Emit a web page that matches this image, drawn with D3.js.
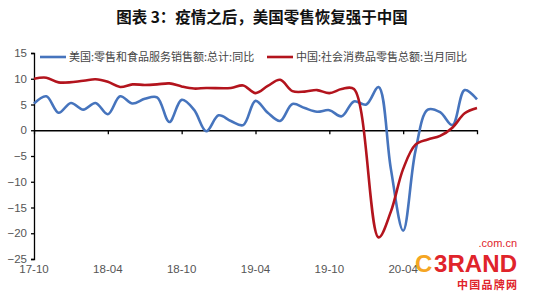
<!DOCTYPE html>
<html>
<head>
<meta charset="utf-8">
<script src="https://cdn.jsdelivr.net/npm/d3@7"></script>
<style>
    body { margin: 0; background: #fff; }
    #chart { width: 533px; height: 300px; }
</style>
</head>
<body>
<div id="chart"></div>
<script>
// monthly categories, 2017-10 .. 2020-10
const months = [
    "17-10", "17-11", "17-12", "18-01", "18-02", "18-03", "18-04", "18-05", "18-06",
    "18-07", "18-08", "18-09", "18-10", "18-11", "18-12", "19-01", "19-02", "19-03",
    "19-04", "19-05", "19-06", "19-07", "19-08", "19-09", "19-10", "19-11", "19-12",
    "20-01", "20-02", "20-03", "20-04", "20-05", "20-06", "20-07", "20-08", "20-09", "20-10"
];
// US retail & food services, yoy %
const usValues = [
    5.2, 6.6, 3.4, 5.3, 4.0, 5.3, 3.1, 6.6, 5.2,
    6.1, 6.4, 1.6, 5.9, 4.0, -0.2, 2.9, 1.8, 1.0,
    5.7, 3.4, 1.8, 5.1, 4.3, 3.6, 3.9, 2.7, 5.6,
    5.0, 8.4, -7.5, -19.5, -4.0, 4.0, 3.5, 1.0, 7.8, 6.0
];
// China retail sales of consumer goods, yoy % (no January print)
const cnValues = [
    10.0, 10.2, 9.3, null, 9.6, 9.9, 9.4, 8.4, 8.9,
    8.8, 8.9, 9.1, 8.5, 8.1, 8.2, null, 8.2, 8.7,
    7.2, 8.6, 9.8, 7.6, 7.5, 7.8, 7.2, 8.0, 8.0,
    null, -20.8, -15.8, -7.5, -2.8, -1.8, -1.1, 0.5, 3.3, 4.3
];
const tickMonths = ["17-10", "18-04", "18-10", "19-04", "19-10", "20-04", "20-10"];
const labelMonths = ["17-10", "18-04", "18-10", "19-04", "19-10", "20-04"];
const yTicks = [15, 10, 5, 0, -5, -10, -15, -20, -25];
const seriesNames = ["美国:零售和食品服务销售额:总计:同比", "中国:社会消费品零售总额:当月同比"];
const seriesColors = ["#4674BD", "#B3141D"];

const width = 533, height = 300;
const plot = { left: 34, right: 477, top: 53, bottom: 259 };

const svg = d3.select("#chart").append("svg")
    .attr("width", width)
    .attr("height", height);

const x = d3.scaleLinear().domain([0, months.length - 1]).range([plot.left, plot.right]);
const y = d3.scaleLinear().domain([-25, 15]).range([plot.bottom, plot.top]);

// title
svg.append("text")
    .attr("x", 262)
    .attr("y", 23)
    .attr("text-anchor", "middle")
    .style("font-family", "'Noto Sans CJK SC'")
    .style("font-weight", "bold")
    .style("font-size", "15.5px")
    .style("fill", "#111")
    .text("图表 3：疫情之后，美国零售恢复强于中国");

// y axis
const yAxis = svg.append("g")
    .attr("transform", "translate(" + plot.left + ",0)")
    .call(d3.axisLeft(y).tickValues(yTicks).tickSize(3).tickPadding(4));
yAxis.select(".domain").attr("stroke", "#000").attr("stroke-width", 1.3);
yAxis.selectAll(".tick line").attr("stroke", "#000").attr("stroke-width", 1.3);
yAxis.selectAll("text")
    .style("font-family", "'Liberation Sans'")
    .style("font-size", "11.5px")
    .style("fill", "#555");

// x axis on the zero line, labels at the bottom
const xAxis = svg.append("g")
    .attr("transform", "translate(0," + y(0) + ")")
    .call(d3.axisBottom(x)
        .tickValues(tickMonths.map((m) => months.indexOf(m)))
        .tickSizeInner(4)
        .tickSizeOuter(0)
        .tickFormat(""));
xAxis.select(".domain").attr("stroke", "#000").attr("stroke-width", 1.3);
xAxis.selectAll(".tick line").attr("stroke", "#000").attr("stroke-width", 1.3);

svg.append("g")
    .selectAll("text")
    .data(labelMonths)
    .enter()
    .append("text")
    .attr("x", (d) => x(months.indexOf(d)))
    .attr("y", 273)
    .attr("text-anchor", "middle")
    .style("font-family", "'Liberation Sans'")
    .style("font-size", "11.5px")
    .style("fill", "#555")
    .text((d) => d);

// lines
const line = d3.line()
    .x((d) => x(d.i))
    .y((d) => y(d.v))
    .curve(d3.curveCatmullRom.alpha(0.5));

[usValues, cnValues].forEach((vals, k) => {
    const pts = vals.map((v, i) => ({ i: i, v: v })).filter((d) => d.v !== null);
    svg.append("path")
        .datum(pts)
        .attr("d", line)
        .attr("fill", "none")
        .attr("stroke", seriesColors[k])
        .attr("stroke-width", 2.6)
        .attr("stroke-linejoin", "round");
});

// legend
const legendX = [40, 267];
seriesNames.forEach((name, k) => {
    const g = svg.append("g").attr("transform", "translate(" + legendX[k] + ",57)");
    g.append("line")
        .attr("x1", 0).attr("x2", 26)
        .attr("stroke", seriesColors[k])
        .attr("stroke-width", 2.6);
    g.append("text")
        .attr("x", 29)
        .attr("y", 4)
        .style("font-family", "'Noto Sans CJK SC'")
        .style("font-size", "11px")
        .style("fill", "#444")
        .text(name);
});

// watermark
const wm = svg.append("g").attr("transform", "translate(415,0)");
wm.append("text")
    .attr("x", 102).attr("y", 247)
    .attr("text-anchor", "end")
    .style("font-family", "'Liberation Sans'")
    .style("font-size", "11px")
    .style("fill", "#E0242B")
    .text(".com.cn");
wm.append("text")
    .attr("x", 0).attr("y", 272)
    .style("font-family", "'Liberation Sans'")
    .style("font-weight", "bold")
    .style("font-size", "24px")
    .style("fill", "#F5A623")
    .text("C");
wm.append("text")
    .attr("x", 19).attr("y", 272)
    .attr("textLength", 83)
    .style("font-family", "'Liberation Sans'")
    .style("font-weight", "bold")
    .style("font-size", "24px")
    .style("fill", "#E0242B")
    .text("3RAND");
wm.append("text")
    .attr("x", 42).attr("y", 289)
    .attr("textLength", 60)
    .style("font-family", "'Noto Sans CJK SC'")
    .style("font-weight", "bold")
    .style("font-size", "11px")
    .style("fill", "#E0242B")
    .text("中国品牌网");
</script>
</body>
</html>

---

§ WHAT THE EXERCISE ASKS: Repeat the material above word for word, please, apart from its images.

§ EXERCISE RESPONSE:
Emit a web page that matches this image, drawn with D3.js.
<!DOCTYPE html>
<html>
<head>
<meta charset="utf-8">
<script src="https://cdn.jsdelivr.net/npm/d3@7"></script>
<style>
    body { margin: 0; background: #fff; }
    #chart { width: 533px; height: 300px; }
</style>
</head>
<body>
<div id="chart"></div>
<script>
// monthly categories, 2017-10 .. 2020-10
const months = [
    "17-10", "17-11", "17-12", "18-01", "18-02", "18-03", "18-04", "18-05", "18-06",
    "18-07", "18-08", "18-09", "18-10", "18-11", "18-12", "19-01", "19-02", "19-03",
    "19-04", "19-05", "19-06", "19-07", "19-08", "19-09", "19-10", "19-11", "19-12",
    "20-01", "20-02", "20-03", "20-04", "20-05", "20-06", "20-07", "20-08", "20-09", "20-10"
];
// US retail & food services, yoy %
const usValues = [
    5.2, 6.6, 3.4, 5.3, 4.0, 5.3, 3.1, 6.6, 5.2,
    6.1, 6.4, 1.6, 5.9, 4.0, -0.2, 2.9, 1.8, 1.0,
    5.7, 3.4, 1.8, 5.1, 4.3, 3.6, 3.9, 2.7, 5.6,
    5.0, 8.4, -7.5, -19.5, -4.0, 4.0, 3.5, 1.0, 7.8, 6.0
];
// China retail sales of consumer goods, yoy % (no January print)
const cnValues = [
    10.0, 10.2, 9.3, null, 9.6, 9.9, 9.4, 8.4, 8.9,
    8.8, 8.9, 9.1, 8.5, 8.1, 8.2, null, 8.2, 8.7,
    7.2, 8.6, 9.8, 7.6, 7.5, 7.8, 7.2, 8.0, 8.0,
    null, -20.8, -15.8, -7.5, -2.8, -1.8, -1.1, 0.5, 3.3, 4.3
];
const tickMonths = ["17-10", "18-04", "18-10", "19-04", "19-10", "20-04", "20-10"];
const labelMonths = ["17-10", "18-04", "18-10", "19-04", "19-10", "20-04"];
const yTicks = [15, 10, 5, 0, -5, -10, -15, -20, -25];
const seriesNames = ["美国:零售和食品服务销售额:总计:同比", "中国:社会消费品零售总额:当月同比"];
const seriesColors = ["#4674BD", "#B3141D"];

const width = 533, height = 300;
const plot = { left: 34, right: 477, top: 53, bottom: 259 };

const svg = d3.select("#chart").append("svg")
    .attr("width", width)
    .attr("height", height);

const x = d3.scaleLinear().domain([0, months.length - 1]).range([plot.left, plot.right]);
const y = d3.scaleLinear().domain([-25, 15]).range([plot.bottom, plot.top]);

// title
svg.append("text")
    .attr("x", 262)
    .attr("y", 23)
    .attr("text-anchor", "middle")
    .style("font-family", "'Noto Sans CJK SC'")
    .style("font-weight", "bold")
    .style("font-size", "15.5px")
    .style("fill", "#111")
    .text("图表 3：疫情之后，美国零售恢复强于中国");

// y axis
const yAxis = svg.append("g")
    .attr("transform", "translate(" + plot.left + ",0)")
    .call(d3.axisLeft(y).tickValues(yTicks).tickSize(3).tickPadding(4));
yAxis.select(".domain").attr("stroke", "#000").attr("stroke-width", 1.3);
yAxis.selectAll(".tick line").attr("stroke", "#000").attr("stroke-width", 1.3);
yAxis.selectAll("text")
    .style("font-family", "'Liberation Sans'")
    .style("font-size", "11.5px")
    .style("fill", "#555");

// x axis on the zero line, labels at the bottom
const xAxis = svg.append("g")
    .attr("transform", "translate(0," + y(0) + ")")
    .call(d3.axisBottom(x)
        .tickValues(tickMonths.map((m) => months.indexOf(m)))
        .tickSizeInner(4)
        .tickSizeOuter(0)
        .tickFormat(""));
xAxis.select(".domain").attr("stroke", "#000").attr("stroke-width", 1.3);
xAxis.selectAll(".tick line").attr("stroke", "#000").attr("stroke-width", 1.3);

svg.append("g")
    .selectAll("text")
    .data(labelMonths)
    .enter()
    .append("text")
    .attr("x", (d) => x(months.indexOf(d)))
    .attr("y", 273)
    .attr("text-anchor", "middle")
    .style("font-family", "'Liberation Sans'")
    .style("font-size", "11.5px")
    .style("fill", "#555")
    .text((d) => d);

// lines
const line = d3.line()
    .x((d) => x(d.i))
    .y((d) => y(d.v))
    .curve(d3.curveCatmullRom.alpha(0.5));

[usValues, cnValues].forEach((vals, k) => {
    const pts = vals.map((v, i) => ({ i: i, v: v })).filter((d) => d.v !== null);
    svg.append("path")
        .datum(pts)
        .attr("d", line)
        .attr("fill", "none")
        .attr("stroke", seriesColors[k])
        .attr("stroke-width", 2.6)
        .attr("stroke-linejoin", "round");
});

// legend
const legendX = [40, 267];
seriesNames.forEach((name, k) => {
    const g = svg.append("g").attr("transform", "translate(" + legendX[k] + ",57)");
    g.append("line")
        .attr("x1", 0).attr("x2", 26)
        .attr("stroke", seriesColors[k])
        .attr("stroke-width", 2.6);
    g.append("text")
        .attr("x", 29)
        .attr("y", 4)
        .style("font-family", "'Noto Sans CJK SC'")
        .style("font-size", "11px")
        .style("fill", "#444")
        .text(name);
});

// watermark
const wm = svg.append("g").attr("transform", "translate(415,0)");
wm.append("text")
    .attr("x", 102).attr("y", 247)
    .attr("text-anchor", "end")
    .style("font-family", "'Liberation Sans'")
    .style("font-size", "11px")
    .style("fill", "#E0242B")
    .text(".com.cn");
wm.append("text")
    .attr("x", 0).attr("y", 272)
    .style("font-family", "'Liberation Sans'")
    .style("font-weight", "bold")
    .style("font-size", "24px")
    .style("fill", "#F5A623")
    .text("C");
wm.append("text")
    .attr("x", 19).attr("y", 272)
    .attr("textLength", 83)
    .style("font-family", "'Liberation Sans'")
    .style("font-weight", "bold")
    .style("font-size", "24px")
    .style("fill", "#E0242B")
    .text("3RAND");
wm.append("text")
    .attr("x", 42).attr("y", 289)
    .attr("textLength", 60)
    .style("font-family", "'Noto Sans CJK SC'")
    .style("font-weight", "bold")
    .style("font-size", "11px")
    .style("fill", "#E0242B")
    .text("中国品牌网");
</script>
</body>
</html>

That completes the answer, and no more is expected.